The following Letter to the Editor calling for stand-alone sexual harassment legislation was submitted to Wired868 by the Alliance for Sexual Harassment Law.
The Alliance includes organisations: CAISO, Coalition against Domestic Violence (CADV), Hindu Women’s Association, (ILSCA), Network of NGOs of Trinidad and Tobago for the Advancement of Women, WOMANTRA, Fire Circle and individuals include: Denise Demming, Lara Quentrall Thomas and Rhoda Reddock.
Civil society organisations are calling on the government of Trinidad and Tobago to fast track the enactment of stand-alone legislation on sexual harassment, in line with international best practice and based on meaningful consultation. Notwithstanding different policy statements prepared by the Office of the Prime Minister and the Ministry of Labour, there is no legal framework that would guarantee an accessible and fair investigative process where sexual harassment is alleged in the workplace, educational institutions, in the delivery of good and services, and in accommodation.
A comprehensive sexual harassment regime will fill the gaps that currently exist and ensure that sexual harassment is recognised as an expression of sex discrimination. It will also satisfy the recommendation by the Convention on the Elimination of all Forms of Discrimination Against Women (CEDAW) for the adoption of ‘legislation that provides for effective remedies in cases of sexual harassment in the workplace; collect statistical data on the extent of the problem of sex discrimination in the workplace, including cases of sexual harassment, and conduct regular labour inspections aimed at enforcing compliance with labour laws’.
This relationship between sexual harassment and discrimination is recognised in the International Labour Organization’s Convention 190: Violence and Harassment in the Workplace, which calls on states to enact laws ensuring the right to equality and non-discrimination in employment for women workers, as well as for other persons in situations of vulnerability that are disproportionately affected by violence and harassment in the world of work.

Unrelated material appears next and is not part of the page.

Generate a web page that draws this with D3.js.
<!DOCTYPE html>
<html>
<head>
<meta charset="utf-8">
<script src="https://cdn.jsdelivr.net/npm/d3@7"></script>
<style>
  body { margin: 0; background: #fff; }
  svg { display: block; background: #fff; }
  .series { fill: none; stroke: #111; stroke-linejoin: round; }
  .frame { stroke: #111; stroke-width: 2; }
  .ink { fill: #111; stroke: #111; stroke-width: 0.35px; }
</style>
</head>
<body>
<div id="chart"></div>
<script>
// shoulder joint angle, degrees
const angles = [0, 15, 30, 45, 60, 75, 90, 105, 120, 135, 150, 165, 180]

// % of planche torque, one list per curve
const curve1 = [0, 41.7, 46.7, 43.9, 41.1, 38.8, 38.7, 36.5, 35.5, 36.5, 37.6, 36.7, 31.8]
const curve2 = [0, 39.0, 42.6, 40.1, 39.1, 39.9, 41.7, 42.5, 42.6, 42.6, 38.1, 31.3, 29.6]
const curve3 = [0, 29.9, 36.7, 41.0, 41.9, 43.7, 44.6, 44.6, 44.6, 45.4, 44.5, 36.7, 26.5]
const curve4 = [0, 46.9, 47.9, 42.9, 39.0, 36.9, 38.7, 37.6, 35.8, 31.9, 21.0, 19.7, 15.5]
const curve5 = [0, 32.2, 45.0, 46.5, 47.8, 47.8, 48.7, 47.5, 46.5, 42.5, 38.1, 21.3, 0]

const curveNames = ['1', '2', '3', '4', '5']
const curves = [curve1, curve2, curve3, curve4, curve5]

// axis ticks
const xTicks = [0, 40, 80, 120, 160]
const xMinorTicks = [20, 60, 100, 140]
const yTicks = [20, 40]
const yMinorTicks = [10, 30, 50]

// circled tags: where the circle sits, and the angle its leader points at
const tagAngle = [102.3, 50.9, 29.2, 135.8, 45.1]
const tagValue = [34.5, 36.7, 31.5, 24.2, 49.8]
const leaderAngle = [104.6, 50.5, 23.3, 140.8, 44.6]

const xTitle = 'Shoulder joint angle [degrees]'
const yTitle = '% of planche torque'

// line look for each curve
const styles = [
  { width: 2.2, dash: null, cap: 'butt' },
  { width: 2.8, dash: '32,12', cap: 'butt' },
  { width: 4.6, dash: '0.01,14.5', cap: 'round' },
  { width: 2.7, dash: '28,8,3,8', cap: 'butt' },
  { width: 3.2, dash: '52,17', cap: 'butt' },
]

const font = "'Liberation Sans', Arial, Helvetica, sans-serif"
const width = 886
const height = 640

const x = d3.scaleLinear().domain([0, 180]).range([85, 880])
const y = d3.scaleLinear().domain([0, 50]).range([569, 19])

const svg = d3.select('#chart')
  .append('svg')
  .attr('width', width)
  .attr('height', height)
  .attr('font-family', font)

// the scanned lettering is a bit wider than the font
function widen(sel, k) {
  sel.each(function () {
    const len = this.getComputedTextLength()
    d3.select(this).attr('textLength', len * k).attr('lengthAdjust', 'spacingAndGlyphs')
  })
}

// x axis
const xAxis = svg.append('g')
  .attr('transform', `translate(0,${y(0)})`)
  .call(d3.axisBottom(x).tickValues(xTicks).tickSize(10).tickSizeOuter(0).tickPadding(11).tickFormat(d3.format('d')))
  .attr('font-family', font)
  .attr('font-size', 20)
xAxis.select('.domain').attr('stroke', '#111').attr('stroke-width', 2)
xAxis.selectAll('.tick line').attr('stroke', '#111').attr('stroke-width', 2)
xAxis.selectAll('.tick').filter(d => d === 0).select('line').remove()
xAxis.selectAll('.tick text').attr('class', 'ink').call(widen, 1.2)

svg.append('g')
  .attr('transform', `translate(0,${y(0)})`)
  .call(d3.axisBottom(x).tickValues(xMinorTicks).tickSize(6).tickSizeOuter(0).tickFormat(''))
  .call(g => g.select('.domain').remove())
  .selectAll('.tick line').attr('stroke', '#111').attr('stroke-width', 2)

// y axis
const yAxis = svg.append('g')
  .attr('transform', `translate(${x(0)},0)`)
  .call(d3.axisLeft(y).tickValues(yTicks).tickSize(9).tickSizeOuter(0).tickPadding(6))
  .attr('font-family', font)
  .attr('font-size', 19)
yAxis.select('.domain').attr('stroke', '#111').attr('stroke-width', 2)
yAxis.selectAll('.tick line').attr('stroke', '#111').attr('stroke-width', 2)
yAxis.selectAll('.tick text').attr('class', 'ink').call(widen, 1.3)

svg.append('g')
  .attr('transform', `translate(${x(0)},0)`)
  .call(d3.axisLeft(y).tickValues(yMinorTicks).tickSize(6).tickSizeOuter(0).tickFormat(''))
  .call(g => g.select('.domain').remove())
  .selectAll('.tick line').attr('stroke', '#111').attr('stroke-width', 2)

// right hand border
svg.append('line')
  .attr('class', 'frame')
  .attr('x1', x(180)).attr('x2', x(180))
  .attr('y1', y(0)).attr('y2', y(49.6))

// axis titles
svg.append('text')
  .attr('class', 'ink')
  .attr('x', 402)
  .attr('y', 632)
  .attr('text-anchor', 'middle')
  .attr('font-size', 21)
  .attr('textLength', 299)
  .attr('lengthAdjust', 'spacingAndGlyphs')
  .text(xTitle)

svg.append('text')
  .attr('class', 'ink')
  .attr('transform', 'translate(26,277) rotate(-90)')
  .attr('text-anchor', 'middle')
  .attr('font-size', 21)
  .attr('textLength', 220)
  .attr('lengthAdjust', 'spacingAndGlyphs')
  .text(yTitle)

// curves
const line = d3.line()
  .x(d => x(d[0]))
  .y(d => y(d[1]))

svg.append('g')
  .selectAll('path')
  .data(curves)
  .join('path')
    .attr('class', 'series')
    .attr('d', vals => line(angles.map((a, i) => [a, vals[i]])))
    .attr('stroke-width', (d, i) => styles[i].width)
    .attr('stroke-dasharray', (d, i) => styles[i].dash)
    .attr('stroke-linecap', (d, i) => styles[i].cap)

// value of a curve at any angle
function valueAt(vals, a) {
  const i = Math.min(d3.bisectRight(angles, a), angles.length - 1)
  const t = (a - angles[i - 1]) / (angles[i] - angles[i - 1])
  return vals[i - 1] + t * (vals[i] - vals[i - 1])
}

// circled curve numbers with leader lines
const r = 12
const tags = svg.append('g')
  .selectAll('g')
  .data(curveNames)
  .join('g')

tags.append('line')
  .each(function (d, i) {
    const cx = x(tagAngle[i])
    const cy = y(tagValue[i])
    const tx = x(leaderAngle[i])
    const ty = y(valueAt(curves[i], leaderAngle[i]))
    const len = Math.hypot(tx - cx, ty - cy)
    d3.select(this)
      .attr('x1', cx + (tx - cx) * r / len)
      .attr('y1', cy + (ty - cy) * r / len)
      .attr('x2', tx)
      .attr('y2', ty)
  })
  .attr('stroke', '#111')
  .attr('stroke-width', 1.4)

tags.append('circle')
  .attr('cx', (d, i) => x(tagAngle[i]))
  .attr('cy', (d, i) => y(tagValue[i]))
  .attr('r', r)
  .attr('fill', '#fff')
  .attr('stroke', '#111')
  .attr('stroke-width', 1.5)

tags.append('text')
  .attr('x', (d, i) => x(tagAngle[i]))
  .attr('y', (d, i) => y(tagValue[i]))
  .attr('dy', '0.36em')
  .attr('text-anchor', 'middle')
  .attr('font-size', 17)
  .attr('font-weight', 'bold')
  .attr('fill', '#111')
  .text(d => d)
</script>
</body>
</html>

The law should be informed by the CARICOM Model Legislation on Sexual Harassment and by examples from other Caribbean countries such as Barbados. The stand-alone legislation should give remedies for sexual harassment wherever, and between whomever, it occurs.
Additionally, it is necessary to fix the Equal Opportunity Act in two ways: (1) expand the definition of sex and gender discrimination to include expressions of sexual harassment; and (2) expand the categories of prohibited bases of discrimination to include gender, LGBTI, age and health conditions.
The group is committed to ensuring that legislation is proclaimed during the 11th Republican Parliament of Trinidad and Tobago.